Leave it to me to pick the foggiest possible morning to take the train out to Uetliberg Mountain. And to be fair, it really doesn’t matter. It’s a mountain only in the technical sense–it’s in the Swiss plateau, part of the Albis chain. At 2,850 feet above sea level, it gives you a very nice view over Zürich (on a clear day, anyway), but it’s dwarfed by the other major mountains in Switzerland.
That said, it’s super easy to get to, and it also serves as a great jumping-off point for a two hour hike to Felsenegg, if that’s what you’re into.
Us? Not so much.
But first things first: get yourself to the Zürich Hauptbahnhof, the main train station in Zürich, and buy a round-trip ticket to Uetliberg on the S10. Trains usually run every half-hour or so, and the trip takes about 20 minutes. Here’s a hot tip: make sure you’re on the train that goes all the way out to Uetliberg because there are trains that do not. It’s not a huge deal if you make the mistake–as I did–of getting on a train that terminates at an earlier stop. Another train will be along soon.
The Uetliberg stop is small, but it does have station with a small snack shop, restrooms, and a cute little playground. And that’s all great, but you didn’t haul your cookies up there to hang out on a merry-go-round of swings, right? No, you want the views of Zürich. You want the hiking trails. So look around for the ample and very clear signage and follow it. You’ll walk up a very pretty set of wooden steps, which connect you to a wide, paved walking path that is the beginning of the Planet Trail. Why is it called the Planet Trail? Because it shows the enormous distances between planets in our solar system along the trail (through signage and representations of all the planets), with each meter of the path representing 1 million kilometers.

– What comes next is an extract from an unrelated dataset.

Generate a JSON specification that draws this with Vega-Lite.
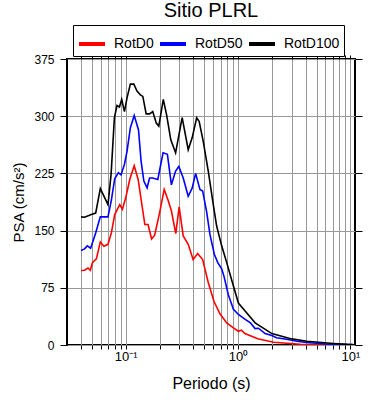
{
  "$schema": "https://vega.github.io/schema/vega-lite/v6.json",
  "width": 288,
  "height": 286,
  "autosize": "none",
  "padding": {"left": 67, "top": 59, "right": 35, "bottom": 55},
  "config": {
    "font": "Liberation Sans",
    "view": {"stroke": "black", "strokeWidth": 2}
  },
  "title": {"text": "Sitio PLRL", "fontSize": 20, "fontWeight": "normal", "color": "black", "font": "Liberation Sans", "baseline": "alphabetic", "offset": -12},
  "data": {"values": [
    {"T":0.04,"comp":"RotD0","PSA":97.7},{"T":0.043,"comp":"RotD0","PSA":98},{"T":0.0461,"comp":"RotD0","PSA":101},{"T":0.0484,"comp":"RotD0","PSA":98},{"T":0.0505,"comp":"RotD0","PSA":108},{"T":0.0548,"comp":"RotD0","PSA":113},{"T":0.0594,"comp":"RotD0","PSA":135},{"T":0.064,"comp":"RotD0","PSA":129.5},{"T":0.0695,"comp":"RotD0","PSA":132},{"T":0.0745,"comp":"RotD0","PSA":147},{"T":0.0798,"comp":"RotD0","PSA":171},{"T":0.0884,"comp":"RotD0","PSA":184},{"T":0.0934,"comp":"RotD0","PSA":178},{"T":0.1,"comp":"RotD0","PSA":193},{"T":0.1086,"comp":"RotD0","PSA":217},{"T":0.119,"comp":"RotD0","PSA":235},{"T":0.129,"comp":"RotD0","PSA":217},{"T":0.148,"comp":"RotD0","PSA":158},{"T":0.158,"comp":"RotD0","PSA":158},{"T":0.17,"comp":"RotD0","PSA":139},{"T":0.181,"comp":"RotD0","PSA":144},{"T":0.2,"comp":"RotD0","PSA":173},{"T":0.22,"comp":"RotD0","PSA":204},{"T":0.238,"comp":"RotD0","PSA":190},{"T":0.255,"comp":"RotD0","PSA":176},{"T":0.279,"comp":"RotD0","PSA":146},{"T":0.299,"comp":"RotD0","PSA":181},{"T":0.325,"comp":"RotD0","PSA":143},{"T":0.36,"comp":"RotD0","PSA":132},{"T":0.398,"comp":"RotD0","PSA":112},{"T":0.437,"comp":"RotD0","PSA":120},{"T":0.484,"comp":"RotD0","PSA":112},{"T":0.543,"comp":"RotD0","PSA":82},{"T":0.611,"comp":"RotD0","PSA":57},{"T":0.69,"comp":"RotD0","PSA":41},{"T":0.793,"comp":"RotD0","PSA":29},{"T":0.91,"comp":"RotD0","PSA":22.5},{"T":1.007,"comp":"RotD0","PSA":18},{"T":1.07,"comp":"RotD0","PSA":19.4},{"T":1.15,"comp":"RotD0","PSA":15},{"T":1.5,"comp":"RotD0","PSA":8.2},{"T":2.07,"comp":"RotD0","PSA":3.7},{"T":3.58,"comp":"RotD0","PSA":1},{"T":6,"comp":"RotD0","PSA":0.5},{"T":10.5,"comp":"RotD0","PSA":0.3},
    {"T":0.04,"comp":"RotD50","PSA":124},{"T":0.043,"comp":"RotD50","PSA":126},{"T":0.0455,"comp":"RotD50","PSA":130},{"T":0.0487,"comp":"RotD50","PSA":127},{"T":0.054,"comp":"RotD50","PSA":147},{"T":0.0594,"comp":"RotD50","PSA":168},{"T":0.0695,"comp":"RotD50","PSA":168},{"T":0.0745,"comp":"RotD50","PSA":190},{"T":0.0798,"comp":"RotD50","PSA":218},{"T":0.086,"comp":"RotD50","PSA":226},{"T":0.0908,"comp":"RotD50","PSA":223},{"T":0.0974,"comp":"RotD50","PSA":237},{"T":0.1027,"comp":"RotD50","PSA":254},{"T":0.11,"comp":"RotD50","PSA":285},{"T":0.119,"comp":"RotD50","PSA":301},{"T":0.13,"comp":"RotD50","PSA":282},{"T":0.137,"comp":"RotD50","PSA":241},{"T":0.145,"comp":"RotD50","PSA":215},{"T":0.155,"comp":"RotD50","PSA":206},{"T":0.163,"comp":"RotD50","PSA":219},{"T":0.174,"comp":"RotD50","PSA":219},{"T":0.193,"comp":"RotD50","PSA":217},{"T":0.215,"comp":"RotD50","PSA":252},{"T":0.235,"comp":"RotD50","PSA":250},{"T":0.255,"comp":"RotD50","PSA":210},{"T":0.278,"comp":"RotD50","PSA":228},{"T":0.297,"comp":"RotD50","PSA":234},{"T":0.325,"comp":"RotD50","PSA":219},{"T":0.36,"comp":"RotD50","PSA":195},{"T":0.391,"comp":"RotD50","PSA":206},{"T":0.419,"comp":"RotD50","PSA":225},{"T":0.458,"comp":"RotD50","PSA":204},{"T":0.484,"comp":"RotD50","PSA":202},{"T":0.525,"comp":"RotD50","PSA":175},{"T":0.562,"comp":"RotD50","PSA":145},{"T":0.615,"comp":"RotD50","PSA":119},{"T":0.66,"comp":"RotD50","PSA":108},{"T":0.715,"comp":"RotD50","PSA":100},{"T":0.75,"comp":"RotD50","PSA":90},{"T":0.819,"comp":"RotD50","PSA":66},{"T":0.879,"comp":"RotD50","PSA":53},{"T":0.907,"comp":"RotD50","PSA":47},{"T":1.007,"comp":"RotD50","PSA":40},{"T":1.15,"comp":"RotD50","PSA":34},{"T":1.29,"comp":"RotD50","PSA":29},{"T":1.42,"comp":"RotD50","PSA":21.5},{"T":1.52,"comp":"RotD50","PSA":22},{"T":1.74,"comp":"RotD50","PSA":15},{"T":2.0,"comp":"RotD50","PSA":12.5},{"T":2.2,"comp":"RotD50","PSA":9.5},{"T":2.7,"comp":"RotD50","PSA":7.5},{"T":3.45,"comp":"RotD50","PSA":4.5},{"T":4.1,"comp":"RotD50","PSA":3.3},{"T":6.0,"comp":"RotD50","PSA":1.3},{"T":8.15,"comp":"RotD50","PSA":0.8},{"T":10.5,"comp":"RotD50","PSA":0.5},
    {"T":0.04,"comp":"RotD100","PSA":168},{"T":0.043,"comp":"RotD100","PSA":167.5},{"T":0.0494,"comp":"RotD100","PSA":171},{"T":0.054,"comp":"RotD100","PSA":173},{"T":0.0594,"comp":"RotD100","PSA":205},{"T":0.0695,"comp":"RotD100","PSA":184},{"T":0.074,"comp":"RotD100","PSA":223},{"T":0.0793,"comp":"RotD100","PSA":298},{"T":0.0836,"comp":"RotD100","PSA":314},{"T":0.0879,"comp":"RotD100","PSA":312},{"T":0.0921,"comp":"RotD100","PSA":322},{"T":0.0974,"comp":"RotD100","PSA":306},{"T":0.1027,"comp":"RotD100","PSA":324},{"T":0.11,"comp":"RotD100","PSA":342},{"T":0.118,"comp":"RotD100","PSA":342},{"T":0.126,"comp":"RotD100","PSA":333},{"T":0.135,"comp":"RotD100","PSA":328},{"T":0.142,"comp":"RotD100","PSA":326},{"T":0.152,"comp":"RotD100","PSA":303},{"T":0.163,"comp":"RotD100","PSA":303},{"T":0.174,"comp":"RotD100","PSA":306},{"T":0.187,"comp":"RotD100","PSA":291},{"T":0.197,"comp":"RotD100","PSA":287},{"T":0.216,"comp":"RotD100","PSA":322},{"T":0.231,"comp":"RotD100","PSA":302},{"T":0.252,"comp":"RotD100","PSA":269},{"T":0.278,"comp":"RotD100","PSA":252},{"T":0.318,"comp":"RotD100","PSA":298},{"T":0.36,"comp":"RotD100","PSA":256},{"T":0.391,"comp":"RotD100","PSA":272},{"T":0.428,"comp":"RotD100","PSA":298},{"T":0.451,"comp":"RotD100","PSA":293},{"T":0.49,"comp":"RotD100","PSA":267},{"T":0.543,"comp":"RotD100","PSA":228},{"T":0.602,"comp":"RotD100","PSA":184},{"T":0.645,"comp":"RotD100","PSA":156},{"T":0.715,"comp":"RotD100","PSA":130},{"T":0.793,"comp":"RotD100","PSA":108},{"T":0.879,"comp":"RotD100","PSA":85},{"T":1.007,"comp":"RotD100","PSA":55},{"T":1.197,"comp":"RotD100","PSA":42},{"T":1.42,"comp":"RotD100","PSA":29},{"T":2.0,"comp":"RotD100","PSA":15},{"T":3.0,"comp":"RotD100","PSA":8},{"T":4.1,"comp":"RotD100","PSA":5},{"T":7.1,"comp":"RotD100","PSA":2},{"T":9.3,"comp":"RotD100","PSA":0.8},{"T":10.5,"comp":"RotD100","PSA":0.6}
  ]},
  "layer": [
    {
      "mark": {"type": "line", "strokeWidth": 1.6, "clip": true},
      "encoding": {
        "x": {"field": "T", "type": "quantitative",
          "scale": {"type": "log", "domain": [0.03, 11], "nice": false},
          "axis": {"orient": "bottom", "title": "Periodo (s)", "titleFontSize": 16, "titleFontWeight": "normal", "titleColor": "black", "titlePadding": 12,
            "values": [0.04,0.05,0.06,0.07,0.08,0.09,0.1,0.2,0.3,0.4,0.5,0.6,0.7,0.8,0.9,1,2,3,4,5,6,7,8,9,10],
            "labelExpr": "datum.value == 0.1 ? '10⁻¹' : datum.value == 1 ? '10⁰' : datum.value == 10 ? '10¹' : ''",
            "labelFontSize": 13, "labelColor": "black", "labelPadding": 1, "labelFlush": false, "labelOverlap": false,
            "tickSize": 4, "tickColor": "black", "tickWidth": 1, "domain": false,
            "grid": true, "gridColor": "#999999", "gridWidth": 1}},
        "y": {"field": "PSA", "type": "quantitative",
          "scale": {"domain": [0, 375], "nice": false},
          "axis": {"orient": "left", "title": "PSA (cm/s²)", "titleFontSize": 15, "titleFontWeight": "normal", "titleColor": "black", "titlePadding": 7,
            "values": [0,75,150,225,300,375], "labelFontSize": 12, "labelColor": "black", "labelPadding": 6,
            "tickSize": 7, "tickColor": "black", "tickWidth": 1, "domain": false,
            "grid": true, "gridColor": "#999999", "gridWidth": 1}},
        "color": {"field": "comp", "type": "nominal",
          "scale": {"domain": ["RotD0", "RotD50", "RotD100"], "range": ["#ff0000", "#0000ff", "#000000"]},
          "legend": {"orient": "none", "legendX": 6, "legendY": -34, "direction": "horizontal", "title": null,
            "strokeColor": "black", "fillColor": "white", "padding": 4, "gridAlign": "none",
            "symbolType": "stroke", "symbolStrokeWidth": 4, "symbolSize": 676,
            "labelFont": "Liberation Sans", "labelFontSize": 14, "labelColor": "black", "labelOffset": 7, "columnPadding": -2}}
      }
    },
    {
      "mark": {"type": "point", "opacity": 0},
      "encoding": {
        "x": {"field": "T", "type": "quantitative",
          "scale": {"type": "log", "domain": [0.03, 11], "nice": false},
          "axis": {"orient": "top", "title": null, "labels": false, "grid": false, "domain": false,
            "values": [0.04,0.05,0.06,0.07,0.08,0.09,0.1,0.2,0.3,0.4,0.5,0.6,0.7,0.8,0.9,1,2,3,4,5,6,7,8,9,10],
            "tickSize": 4, "tickColor": "black", "tickWidth": 1}},
        "y": {"field": "PSA", "type": "quantitative",
          "scale": {"domain": [0, 375], "nice": false},
          "axis": {"orient": "right", "title": null, "labels": false, "grid": false, "domain": false,
            "values": [0,75,150,225,300,375], "tickSize": 7, "tickColor": "black", "tickWidth": 1}}
      }
    }
  ],
  "resolve": {"axis": {"x": "independent", "y": "independent"}}
}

This is the main path that leads to Felsenegg, so do pay attention to the trail signage if you want to undertake the hike.
For the rest of us, keep an eye out for the signs that point to Hotel and Restaurant Uto Kulm, which is the option Mr. Pretty and I chose. It’s not a far trek from the train station–maybe 15 or 20 minutes, and while not steep, the trail does have a bit of a gradient. It is on top of Uetliberg Mountain after all. It at the peak!

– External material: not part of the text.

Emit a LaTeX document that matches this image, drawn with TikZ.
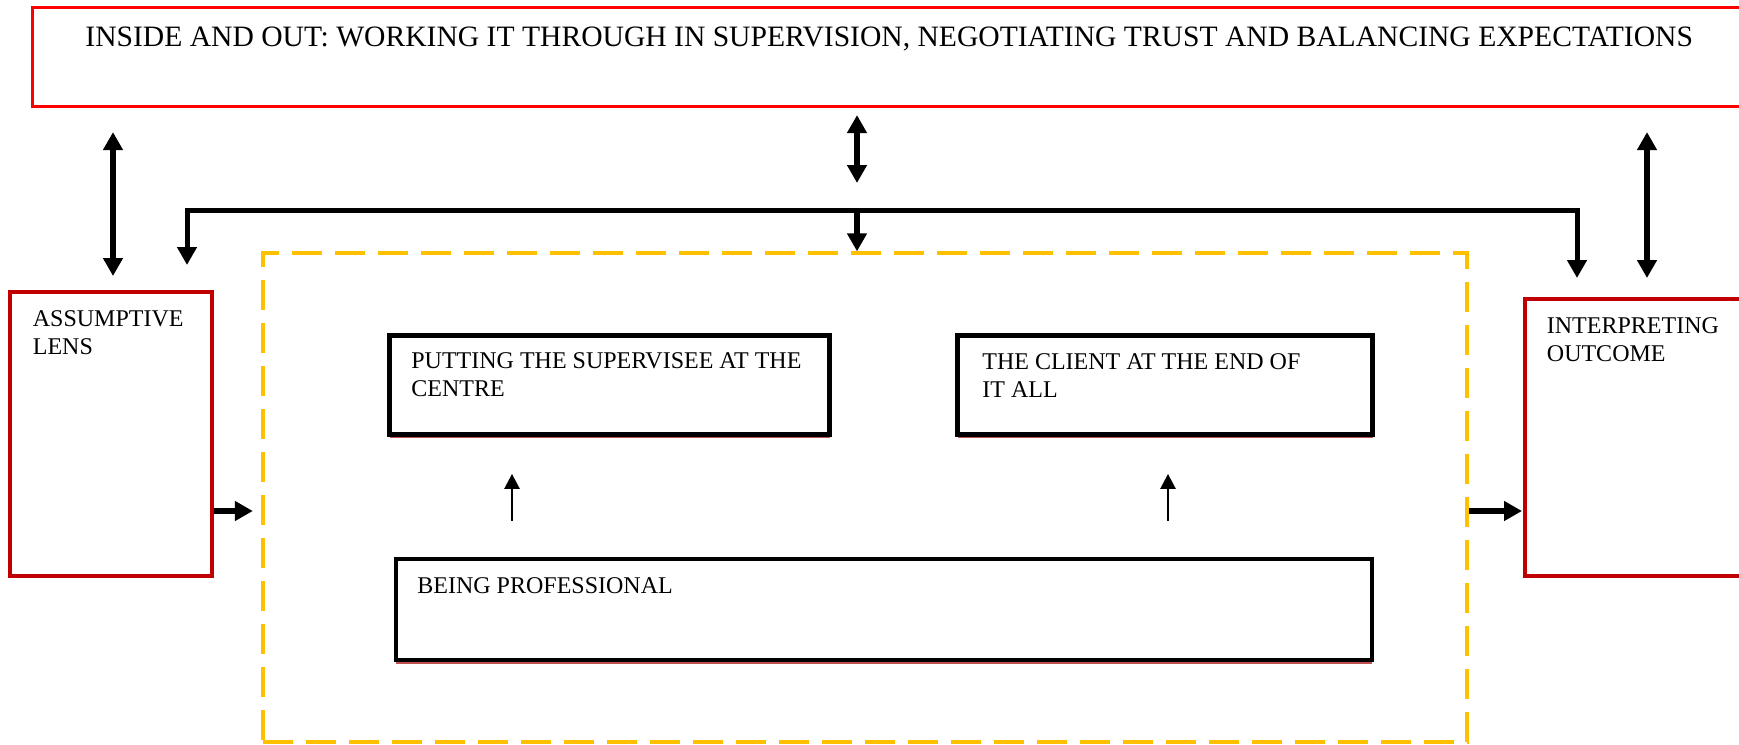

You can absolutely stay at Uto Kulm. There’s something to be said for claiming a hotel room on top of a mountain, even a short mountain. And shockingly, it’s really fairly affordable, given how expensive a typical hotel room is in Zürich. The least expensive double room can run you 600-700 CHF for a four night stay.

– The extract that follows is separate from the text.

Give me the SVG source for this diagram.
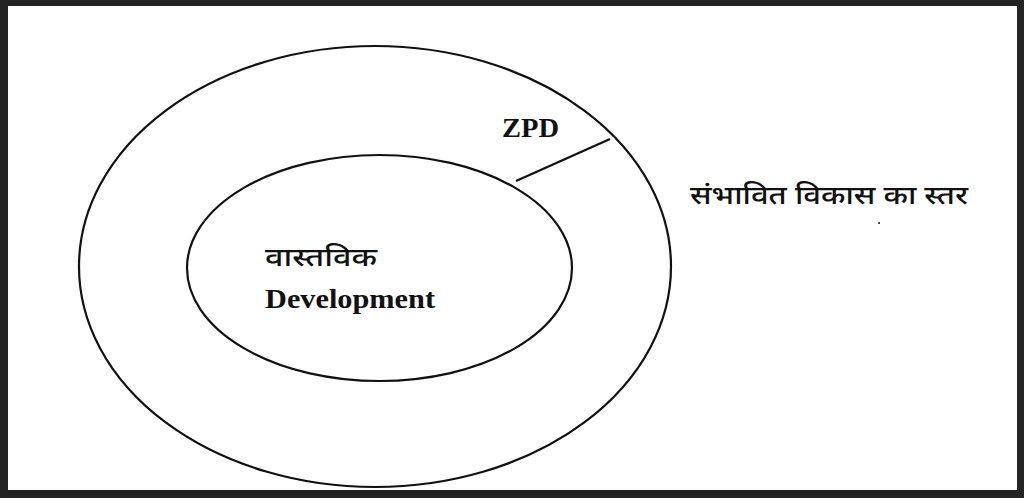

We only visited, though, and we chose to visit first thing in the morning. As you can see from the photos, the fog hadn’t yet burned off, so we paid a visit to the restaurant inside the hotel for a lovely continental breakfast. The breakfast was fairly standard, with the addition of great cheese options. Seriously–why doesn’t every breakfast offer very good cheese? A cheese plate for breakfast should be completely normal. They also had some delicious pineapple juice on the bar.
The grounds of the hotel are quite small. Aside from an observation deck, there’s an area with a fenced in look-out point and places to sit and enjoy the views. Very charming. And romantic, as it turns out. We found this note tacked to two benches and the fence:
Don’t you want to know if the girl ever came back and found the note? Don’t you want to know if she called the boy? Part of me wants to write the story myself. Maybe one day I will.